Federal Deficit

If you’re watching the news lately you may have seen politicians yelling words like federal debt and federal deficit. You may have also seen someone bang their first on a podium screaming debt ceiling.  Well if you don’t know what these terms mean sit back and relax and prepare to learn.

The federal deficit is the amount by which the government’s expenses exceed its tax revenues.  The national debt is the total of all deficits in the past, minus the amount the government has repaid since.

The federal government has run a deficit in 45 out of the last 50 years. There are many factors that determine the size of a budget deficit in any given year. Two main ones are the health of the economy and the tax and spending policies that congress decides.

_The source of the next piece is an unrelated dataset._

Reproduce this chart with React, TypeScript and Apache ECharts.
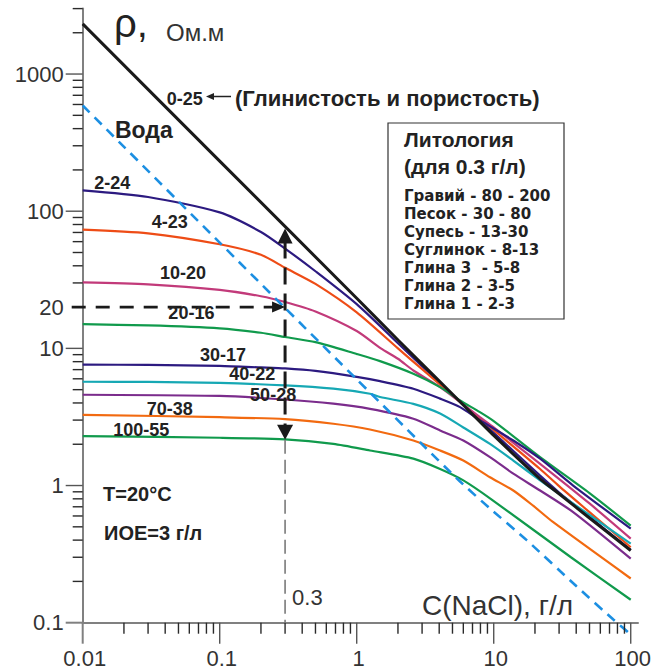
import React, { useEffect, useRef } from 'react';
import * as echarts from 'echarts';

// ---- axis extents ----
const X_MIN = 0.01;
const X_MAX = 113;
const Y_MIN = 0.1;
const Y_MAX = 3000;

// ---- tick values / labels ----
const xMajorTicks = [0.01, 0.1, 1, 10, 100];
const xTickLabels = ['0.01', '0.1', '1', '10', '100'];
const yMajorTicks = [0.1, 1, 10, 100, 1000];
const yTickLabels = ['0.1', '1', '10', '100', '1000'];
const yExtraLabelValues = [20];
const yExtraLabels = ['20'];
const minorMultipliers = [2, 3, 4, 5, 6, 7, 8, 9];
const xMinorDecades = [0.01, 0.1, 1, 10];
const yMinorDecades = [0.1, 1, 10, 100];
const yTopMinor = [2000, 3000];

// ---- curves: [C (g/l), rho (Ohm.m)] ----
const curve_0_25 = [[0.01, 2320], [0.1, 232], [1, 23.2], [2, 11.5], [5.68, 4.08], [10, 2.32], [21.8, 1.12], [30, 0.87], [50, 0.58], [100, 0.336]];
const curve_2_24 = [[0.01, 142], [0.03, 127], [0.1, 98], [0.2, 70.6], [0.3, 53.4], [0.5, 36.5], [1, 21.0], [2, 10.9], [3, 7.4], [5.68, 4.08], [10, 2.42], [21.8, 1.18], [30, 0.89], [50, 0.59], [100, 0.34]];
const curve_4_23 = [[0.01, 73.5], [0.03, 69], [0.1, 57.4], [0.2, 48.1], [0.3, 38.7], [0.5, 29.5], [1, 18.3], [2, 10.0], [3, 7.05], [5.68, 4.08], [10, 2.54], [21.8, 1.32], [30, 0.99], [50, 0.64], [100, 0.355]];
const curve_10_20 = [[0.01, 30.3], [0.03, 29.3], [0.1, 26.7], [0.2, 24.0], [0.3, 21.8], [0.5, 18.6], [1, 13.4], [1.5, 10.0], [2, 8.4], [2.59, 6.9], [4.06, 5.22], [5.68, 4.06], [7.93, 3.15], [10, 2.65], [21.8, 1.44], [50, 0.74], [100, 0.41]];
const curve_20_16 = [[0.01, 15.0], [0.03, 14.7], [0.1, 14.0], [0.2, 13.0], [0.3, 12.1], [0.5, 11.1], [1, 9.1], [1.48, 8.07], [2.59, 6.53], [4.06, 5.22], [5.68, 4.17], [7.93, 3.43], [10, 2.95], [21.8, 1.61], [50, 0.88], [100, 0.51]];
const curve_30_17 = [[0.01, 7.6], [0.03, 7.58], [0.1, 7.45], [0.2, 7.26], [0.3, 7.14], [0.5, 6.85], [1, 6.2], [1.48, 5.77], [2.59, 5.08], [4.06, 4.3], [5.68, 3.73], [7.93, 3.0], [13.9, 2.13], [21.8, 1.57], [38, 1.0], [100, 0.485]];
const curve_40_22 = [[0.01, 5.71], [0.03, 5.69], [0.1, 5.6], [0.3, 5.37], [0.675, 5.08], [1.25, 4.67], [1.48, 4.42], [2.59, 3.94], [4.06, 3.35], [6.0, 2.65], [9.39, 2.01], [13.9, 1.52], [21.8, 1.09], [30, 0.87], [50, 0.61], [100, 0.377]];
const curve_50_28 = [[0.01, 4.59], [0.1, 4.5], [0.3, 4.24], [0.675, 3.95], [1.25, 3.62], [2.59, 3.07], [4.06, 2.52], [6.0, 2.13], [9.39, 1.61], [13.9, 1.22], [21.8, 0.92], [38, 0.64], [100, 0.293]];
const curve_70_38 = [[0.01, 3.28], [0.1, 3.15], [0.3, 3.05], [0.675, 2.82], [1.25, 2.56], [2.59, 2.13], [4.06, 1.80], [6.0, 1.52], [9.39, 1.15], [13.9, 0.92], [19.5, 0.71], [27.2, 0.54], [100, 0.21]];
const curve_100_55 = [[0.01, 2.29], [0.1, 2.23], [0.3, 2.17], [0.675, 2.01], [1.25, 1.80], [2.59, 1.57], [4.06, 1.32], [6.0, 1.09], [9.5, 0.8], [36.6, 0.30], [100, 0.147]];
const water = [[0.01, 590], [0.1, 59], [0.3, 19.7], [1, 5.95], [3, 2.0], [5.68, 1.07], [9.39, 0.68], [17.4, 0.4], [40, 0.185], [75, 0.105], [100, 0.082]];

const curveNames = ['2-24', '4-23', '10-20', '20-16', '30-17', '40-22', '50-28', '70-38', '100-55'];
const curveData = [curve_2_24, curve_4_23, curve_10_20, curve_20_16, curve_30_17, curve_40_22, curve_50_28, curve_70_38, curve_100_55];
const curveColors = ['#2c1a80', '#ee4c16', '#c23a7a', '#109a4c', '#2c1a80', '#16a8b4', '#7b2c8c', '#f26a10', '#109a4c'];

// ---- annotation labels (anchored at data coordinates, left-middle) ----
const annoText = ['Вода', '0-25', '2-24', '4-23', '10-20', '20-16', '30-17', '40-22', '50-28', '70-38', '100-55'];
const annoC = [0.0172, 0.041, 0.01216, 0.0319, 0.0367, 0.0422, 0.0718, 0.1175, 0.1667, 0.0293, 0.01671];
const annoRho = [390, 657, 161, 83.1, 35.5, 18.1, 8.89, 6.46, 4.54, 3.61, 2.55];
const annoSize = [23, 18, 18, 18, 18, 18, 18, 18, 18, 18, 18];

// ---- marker arrows ----
const markerC = 0.3;
const markerLabel = '0.3';
const markerLabelRho = 0.152;
const vArrowTop = 74.8;
const vArrowBottom = 2.16;
const hArrowRho = 20;

// ---- legend box texts ----
const lithologyTitle = ['Литология', '(для 0.3 г/л)'];
const lithologyRows = ['Гравий - 80 - 200', 'Песок - 30 - 80', 'Супесь - 13-30', 'Суглинок - 8-13', 'Глина 3  - 5-8', 'Глина 2 - 3-5', 'Глина 1 - 2-3'];

const FONT = '"Liberation Sans", Arial, Helvetica, sans-serif';
const WIDE_FONT = '"DejaVu Sans", "Liberation Sans", sans-serif';
const TXT = '#222222';

type Tick = { v: number; axis: 'x' | 'y'; major: boolean };
const ticks: Tick[] = [];
xMajorTicks.forEach((v) => ticks.push({ v, axis: 'x', major: true }));
xMinorDecades.forEach((d) => minorMultipliers.forEach((m) => ticks.push({ v: +(d * m).toPrecision(3), axis: 'x', major: false })));
yMajorTicks.forEach((v) => ticks.push({ v, axis: 'y', major: true }));
yMinorDecades.forEach((d) => minorMultipliers.forEach((m) => ticks.push({ v: +(d * m).toPrecision(3), axis: 'y', major: false })));
yTopMinor.forEach((v) => ticks.push({ v, axis: 'y', major: false }));

type TLabel = { v: number; axis: 'x' | 'y'; text: string };
const tickLabels: TLabel[] = [];
xMajorTicks.forEach((v, i) => tickLabels.push({ v, axis: 'x', text: xTickLabels[i] }));
yMajorTicks.forEach((v, i) => tickLabels.push({ v, axis: 'y', text: yTickLabels[i] }));
yExtraLabelValues.forEach((v, i) => tickLabels.push({ v, axis: 'y', text: yExtraLabels[i] }));

function textStyle(text: string, font: string, align: string, vAlign: string, fill = TXT) {
  return { text, font, fill, align, textAlign: align, verticalAlign: vAlign, textVerticalAlign: vAlign };
}

function buildOption() {
  const lineSeries: any[] = curveData.map((d, i) => ({
    type: 'line',
    name: curveNames[i],
    data: d,
    smooth: 0.25,
    showSymbol: false,
    symbol: 'none',
    clip: false,
    silent: true,
    z: 3,
    lineStyle: { color: curveColors[i], width: 2.2 },
  }));
  lineSeries.push({
    type: 'line', name: '0-25', data: curve_0_25, smooth: 0.2, showSymbol: false, symbol: 'none',
    clip: false, silent: true, z: 4, lineStyle: { color: '#1a1a1a', width: 3 },
  });
  lineSeries.push({
    type: 'line', name: 'Вода', data: water, smooth: 0.2, showSymbol: false, symbol: 'none',
    clip: false, silent: true, z: 5, lineStyle: { color: '#1c8fe2', width: 2.6, type: [10, 7] },
  });

  const tickSeries = {
    type: 'custom',
    silent: true,
    clip: false,
    z: 6,
    data: ticks.map((t) => (t.axis === 'x' ? [t.v, Y_MIN] : [X_MIN, t.v])),
    renderItem: (params: any, api: any) => {
      const t = ticks[params.dataIndex];
      const p = api.coord([api.value(0), api.value(1)]);
      const corner = (t.axis === 'x' && t.v === X_MIN) || (t.axis === 'y' && t.v === Y_MIN);
      const len = t.axis === 'x' ? (t.major ? 21 : 11) : t.major ? 17 : 10;
      const shape = t.axis === 'x'
        ? { x1: p[0], y1: p[1], x2: p[0], y2: p[1] + len }
        : { x1: p[0], y1: p[1], x2: p[0] - len, y2: p[1] };
      return {
        type: 'line',
        shape,
        style: { stroke: corner ? '#808080' : t.major ? '#555555' : '#2a2a2a', lineWidth: corner ? 2 : 1.4 },
      };
    },
  };

  const labelSeries = {
    type: 'custom',
    silent: true,
    clip: false,
    z: 6,
    data: tickLabels.map((t) => (t.axis === 'x' ? [t.v, Y_MIN] : [X_MIN, t.v])),
    renderItem: (params: any, api: any) => {
      const t = tickLabels[params.dataIndex];
      const p = api.coord([api.value(0), api.value(1)]);
      if (t.axis === 'x') {
        return { type: 'text', x: p[0] + 2, y: p[1] + 36, style: textStyle(t.text, `22px ${FONT}`, 'center', 'middle', '#333') };
      }
      return { type: 'text', x: p[0] - 19, y: p[1], style: textStyle(t.text, `22px ${FONT}`, 'right', 'middle', '#333') };
    },
  };

  const arrowSeries = {
    type: 'custom',
    silent: true,
    clip: false,
    z: 7,
    data: [[markerC, vArrowTop]],
    renderItem: (params: any, api: any) => {
      const top = api.coord([markerC, vArrowTop]);
      const bot = api.coord([markerC, vArrowBottom]);
      const axisPt = api.coord([markerC, Y_MIN]);
      const hStart = api.coord([X_MIN, hArrowRho]);
      const hEnd = api.coord([markerC, hArrowRho]);
      const lab = api.coord([markerC, markerLabelRho]);
      const x = top[0];
      const dark = '#1a1a1a';
      return {
        type: 'group',
        children: [
          { type: 'line', shape: { x1: x, y1: bot[1], x2: x, y2: axisPt[1] }, style: { stroke: '#7a7a7a', lineWidth: 1.6, lineDash: [14, 6] } },
          { type: 'line', shape: { x1: x, y1: top[1] + 13, x2: x, y2: bot[1] - 14 }, style: { stroke: dark, lineWidth: 3, lineDash: [17, 9] } },
          { type: 'polygon', shape: { points: [[x, top[1]], [x - 7.5, top[1] + 15], [x + 7.5, top[1] + 15]] }, style: { fill: dark } },
          { type: 'polygon', shape: { points: [[x, bot[1]], [x - 8, bot[1] - 15], [x + 8, bot[1] - 15]] }, style: { fill: dark } },
          { type: 'line', shape: { x1: hStart[0] - 11, y1: hStart[1], x2: hEnd[0] - 12, y2: hEnd[1] }, style: { stroke: dark, lineWidth: 2.6, lineDash: [14, 10] } },
          { type: 'polygon', shape: { points: [[hEnd[0], hEnd[1]], [hEnd[0] - 13, hEnd[1] - 5.5], [hEnd[0] - 13, hEnd[1] + 5.5]] }, style: { fill: dark } },
          { type: 'text', x: lab[0] + 7, y: lab[1], style: textStyle(markerLabel, `22px ${FONT}`, 'left', 'middle', '#333') },
        ],
      };
    },
  };

  const annoSeries = {
    type: 'custom',
    silent: true,
    clip: false,
    z: 8,
    data: annoText.map((_, i) => [annoC[i], annoRho[i]]),
    renderItem: (params: any, api: any) => {
      const i = params.dataIndex;
      const p = api.coord([api.value(0), api.value(1)]);
      return { type: 'text', x: p[0], y: p[1], style: textStyle(annoText[i], `bold ${annoSize[i]}px ${FONT}`, 'left', 'middle', TXT) };
    },
  };

  const boxX = 388;
  const boxY = 123;
  const graphic: any[] = [
    { type: 'text', x: 114, y: 23, z: 20, style: textStyle('ρ,', `40px ${FONT}`, 'left', 'middle', TXT) },
    { type: 'text', x: 166, y: 32, z: 20, style: textStyle('Ом.м', `24px ${FONT}`, 'left', 'middle', '#333') },
    { type: 'text', x: 422, y: 605, z: 20, style: textStyle('C(NaCl), г/л', `28px ${FONT}`, 'left', 'middle', '#333') },
    { type: 'text', x: 235, y: 98, z: 20, style: textStyle('(Глинистость и пористость)', `bold 22px ${FONT}`, 'left', 'middle', TXT) },
    { type: 'line', z: 20, shape: { x1: 231, y1: 96.5, x2: 212, y2: 96.5 }, style: { stroke: TXT, lineWidth: 1.5 } },
    { type: 'polygon', z: 20, shape: { points: [[206, 96.5], [214, 93], [214, 100]] }, style: { fill: TXT } },
    { type: 'text', x: 103, y: 494, z: 20, style: textStyle('T=20°C', `bold 20px ${FONT}`, 'left', 'middle', TXT) },
    { type: 'text', x: 104, y: 533, z: 20, style: textStyle('ИОЕ=3 г/л', `bold 20px ${FONT}`, 'left', 'middle', TXT) },
    { type: 'rect', z: 19, shape: { x: boxX, y: boxY, width: 176, height: 196 }, style: { fill: '#ffffff', stroke: '#333333', lineWidth: 1.2 } },
    { type: 'text', x: 404, y: 139, z: 20, style: textStyle(lithologyTitle[0], `bold 21px ${FONT}`, 'left', 'middle', TXT) },
    { type: 'text', x: 404, y: 166, z: 20, style: textStyle(lithologyTitle[1], `bold 21px ${FONT}`, 'left', 'middle', TXT) },
  ];
  lithologyRows.forEach((r, i) => {
    graphic.push({ type: 'text', x: 404, y: 196 + i * 18, z: 20, style: textStyle(r, `bold 15px ${WIDE_FONT}`, 'left', 'middle', TXT) });
  });

  return {
    animation: false,
    backgroundColor: '#ffffff',
    grid: { left: 82.7, right: 17, top: 8.6, bottom: 47.3, containLabel: false, outerBoundsMode: 'none' },
    xAxis: {
      type: 'log', logBase: 10, min: X_MIN, max: X_MAX,
      axisLine: { show: true, onZero: false, lineStyle: { color: '#808080', width: 2 } },
      axisTick: { show: false }, axisLabel: { show: false }, splitLine: { show: false },
    },
    yAxis: {
      type: 'log', logBase: 10, min: Y_MIN, max: Y_MAX,
      axisLine: { show: true, onZero: false, lineStyle: { color: '#808080', width: 2 } },
      axisTick: { show: false }, axisLabel: { show: false }, splitLine: { show: false },
    },
    graphic,
    series: [...lineSeries, tickSeries, labelSeries, arrowSeries, annoSeries],
  };
}

export default function App() {
  const ref = useRef<HTMLDivElement>(null);
  useEffect(() => {
    if (!ref.current) return;
    const chart = echarts.init(ref.current, null, { renderer: 'svg' });
    chart.setOption(buildOption() as any);
    return () => chart.dispose();
  }, []);
  return (
    <div
      ref={ref}
      style={{ position: 'fixed', left: 0, top: 0, width: 655, height: 670, background: '#ffffff' }}
    />
  );
}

For example, during the recent recession, many American’s become eligible for mandatory spending programs like food stamps and unemployment benefits, which lead to an automatic increase in spending. Simultaneously during this time tax revenues decrease because American’s and corporations were making less and paying less in taxes.

Additionally, during a recession congress may intentionally increase government spending in order to stimulate the economy. In 2009 at the time of the Great Recession, the federal deficit spiked to 9.8 percent.

Tax policy another main factor in determining whether the US runs a deficit or surplus.  If the government raises taxes it increases the amount of money it brings in. In 1993 congress raised taxes for the highest income taxpayers, which contributed to the US running a surplus from 1998 to 2001.